**Given information**
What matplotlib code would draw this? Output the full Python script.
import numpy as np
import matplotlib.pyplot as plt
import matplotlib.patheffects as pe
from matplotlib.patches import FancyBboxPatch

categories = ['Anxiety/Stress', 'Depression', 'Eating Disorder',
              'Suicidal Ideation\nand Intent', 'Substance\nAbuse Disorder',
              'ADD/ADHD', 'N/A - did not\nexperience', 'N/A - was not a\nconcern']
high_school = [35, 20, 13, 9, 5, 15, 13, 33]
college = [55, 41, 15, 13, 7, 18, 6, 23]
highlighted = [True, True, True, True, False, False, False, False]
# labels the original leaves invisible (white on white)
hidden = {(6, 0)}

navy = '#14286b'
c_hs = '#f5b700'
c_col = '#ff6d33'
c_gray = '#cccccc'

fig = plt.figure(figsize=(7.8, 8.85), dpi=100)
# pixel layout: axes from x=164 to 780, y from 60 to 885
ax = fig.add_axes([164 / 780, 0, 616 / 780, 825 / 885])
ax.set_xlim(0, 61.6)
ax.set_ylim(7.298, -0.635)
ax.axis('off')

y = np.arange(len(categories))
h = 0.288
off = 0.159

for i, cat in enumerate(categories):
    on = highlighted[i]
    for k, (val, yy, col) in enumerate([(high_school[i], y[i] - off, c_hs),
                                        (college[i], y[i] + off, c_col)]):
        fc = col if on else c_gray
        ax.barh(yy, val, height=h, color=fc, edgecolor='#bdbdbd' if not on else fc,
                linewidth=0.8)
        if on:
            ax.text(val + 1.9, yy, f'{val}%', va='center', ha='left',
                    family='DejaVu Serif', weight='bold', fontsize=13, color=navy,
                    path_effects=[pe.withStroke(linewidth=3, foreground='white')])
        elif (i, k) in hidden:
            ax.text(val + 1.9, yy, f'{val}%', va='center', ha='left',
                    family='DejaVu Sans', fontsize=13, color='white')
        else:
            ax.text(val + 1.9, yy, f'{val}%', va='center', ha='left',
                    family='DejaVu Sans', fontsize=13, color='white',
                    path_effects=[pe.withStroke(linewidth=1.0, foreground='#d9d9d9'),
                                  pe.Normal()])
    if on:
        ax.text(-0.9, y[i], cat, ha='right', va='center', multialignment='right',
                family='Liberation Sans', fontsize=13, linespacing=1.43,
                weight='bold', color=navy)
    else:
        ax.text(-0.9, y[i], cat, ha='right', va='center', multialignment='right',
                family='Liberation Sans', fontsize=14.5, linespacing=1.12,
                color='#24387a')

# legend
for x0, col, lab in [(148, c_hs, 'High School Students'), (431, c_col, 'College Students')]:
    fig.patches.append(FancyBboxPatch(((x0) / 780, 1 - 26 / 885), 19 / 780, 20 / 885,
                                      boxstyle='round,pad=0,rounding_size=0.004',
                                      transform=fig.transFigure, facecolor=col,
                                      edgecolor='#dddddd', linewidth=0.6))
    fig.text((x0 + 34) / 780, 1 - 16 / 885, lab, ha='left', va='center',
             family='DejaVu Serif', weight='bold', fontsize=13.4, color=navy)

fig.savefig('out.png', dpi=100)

**Description of the task**
Return exactly the lines from the beginning of the data above through the one containing "off = 0.159", please. Include both end lines and add nothing else.

**Solution to this problem**
What matplotlib code would draw this? Output the full Python script.
import numpy as np
import matplotlib.pyplot as plt
import matplotlib.patheffects as pe
from matplotlib.patches import FancyBboxPatch

categories = ['Anxiety/Stress', 'Depression', 'Eating Disorder',
              'Suicidal Ideation\nand Intent', 'Substance\nAbuse Disorder',
              'ADD/ADHD', 'N/A - did not\nexperience', 'N/A - was not a\nconcern']
high_school = [35, 20, 13, 9, 5, 15, 13, 33]
college = [55, 41, 15, 13, 7, 18, 6, 23]
highlighted = [True, True, True, True, False, False, False, False]
# labels the original leaves invisible (white on white)
hidden = {(6, 0)}

navy = '#14286b'
c_hs = '#f5b700'
c_col = '#ff6d33'
c_gray = '#cccccc'

fig = plt.figure(figsize=(7.8, 8.85), dpi=100)
# pixel layout: axes from x=164 to 780, y from 60 to 885
ax = fig.add_axes([164 / 780, 0, 616 / 780, 825 / 885])
ax.set_xlim(0, 61.6)
ax.set_ylim(7.298, -0.635)
ax.axis('off')

y = np.arange(len(categories))
h = 0.288
off = 0.159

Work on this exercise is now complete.